§ **EXERCISE**
Only the number is wanted: how many lines hold the word "this"?
## begin
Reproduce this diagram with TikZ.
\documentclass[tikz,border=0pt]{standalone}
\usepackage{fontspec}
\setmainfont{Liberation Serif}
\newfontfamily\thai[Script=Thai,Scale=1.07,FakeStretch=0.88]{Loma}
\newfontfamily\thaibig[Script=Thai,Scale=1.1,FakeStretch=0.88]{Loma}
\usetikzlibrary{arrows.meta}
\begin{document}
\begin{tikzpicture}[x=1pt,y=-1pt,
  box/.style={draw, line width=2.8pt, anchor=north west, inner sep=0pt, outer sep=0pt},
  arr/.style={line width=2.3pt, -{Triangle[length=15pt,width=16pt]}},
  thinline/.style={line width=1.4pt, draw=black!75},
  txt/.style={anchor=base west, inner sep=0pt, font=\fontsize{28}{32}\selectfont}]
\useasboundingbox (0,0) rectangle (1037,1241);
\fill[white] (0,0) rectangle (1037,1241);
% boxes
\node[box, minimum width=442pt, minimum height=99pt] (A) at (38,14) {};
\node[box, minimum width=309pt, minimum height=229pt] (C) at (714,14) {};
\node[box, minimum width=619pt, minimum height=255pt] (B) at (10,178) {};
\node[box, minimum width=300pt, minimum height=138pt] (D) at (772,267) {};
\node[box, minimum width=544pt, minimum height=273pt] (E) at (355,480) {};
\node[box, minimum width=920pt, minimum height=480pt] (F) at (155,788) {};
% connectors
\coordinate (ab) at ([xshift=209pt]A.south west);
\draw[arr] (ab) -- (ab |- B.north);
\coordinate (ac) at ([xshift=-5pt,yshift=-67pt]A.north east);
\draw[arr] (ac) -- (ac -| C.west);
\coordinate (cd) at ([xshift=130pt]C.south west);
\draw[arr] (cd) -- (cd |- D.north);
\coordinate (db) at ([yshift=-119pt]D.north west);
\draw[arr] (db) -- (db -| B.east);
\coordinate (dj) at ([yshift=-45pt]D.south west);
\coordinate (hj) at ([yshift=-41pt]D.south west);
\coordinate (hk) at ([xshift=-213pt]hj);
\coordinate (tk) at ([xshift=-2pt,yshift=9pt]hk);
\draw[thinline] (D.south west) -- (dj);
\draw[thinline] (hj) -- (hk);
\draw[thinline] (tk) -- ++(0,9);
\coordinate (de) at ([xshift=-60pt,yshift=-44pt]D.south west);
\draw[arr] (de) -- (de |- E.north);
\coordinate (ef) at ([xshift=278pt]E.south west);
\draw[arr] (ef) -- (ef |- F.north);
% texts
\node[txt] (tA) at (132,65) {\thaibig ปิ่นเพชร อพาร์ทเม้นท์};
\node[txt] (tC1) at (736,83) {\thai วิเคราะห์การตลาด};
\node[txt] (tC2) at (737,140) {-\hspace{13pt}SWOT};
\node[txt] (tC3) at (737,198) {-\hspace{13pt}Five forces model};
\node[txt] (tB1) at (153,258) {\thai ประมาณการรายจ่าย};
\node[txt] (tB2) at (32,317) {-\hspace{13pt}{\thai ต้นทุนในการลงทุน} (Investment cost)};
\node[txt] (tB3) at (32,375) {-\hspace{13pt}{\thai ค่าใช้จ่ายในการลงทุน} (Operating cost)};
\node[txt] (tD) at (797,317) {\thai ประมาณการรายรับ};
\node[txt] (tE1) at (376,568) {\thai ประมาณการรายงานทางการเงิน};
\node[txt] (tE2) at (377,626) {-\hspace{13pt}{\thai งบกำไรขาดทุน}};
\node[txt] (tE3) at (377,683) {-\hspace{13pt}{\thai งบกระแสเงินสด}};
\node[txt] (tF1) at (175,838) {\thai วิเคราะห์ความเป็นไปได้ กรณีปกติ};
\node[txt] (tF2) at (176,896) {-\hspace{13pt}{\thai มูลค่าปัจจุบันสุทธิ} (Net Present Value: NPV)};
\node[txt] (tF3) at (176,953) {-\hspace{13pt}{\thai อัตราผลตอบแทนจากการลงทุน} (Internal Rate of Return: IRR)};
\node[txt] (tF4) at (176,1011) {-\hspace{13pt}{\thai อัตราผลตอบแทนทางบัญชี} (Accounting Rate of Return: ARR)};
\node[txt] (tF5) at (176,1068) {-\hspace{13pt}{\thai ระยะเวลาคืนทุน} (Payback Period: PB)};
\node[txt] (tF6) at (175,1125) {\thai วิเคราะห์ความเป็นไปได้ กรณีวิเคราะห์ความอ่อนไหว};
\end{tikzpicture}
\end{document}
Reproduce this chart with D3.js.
## end
§ **SOLUTION**
2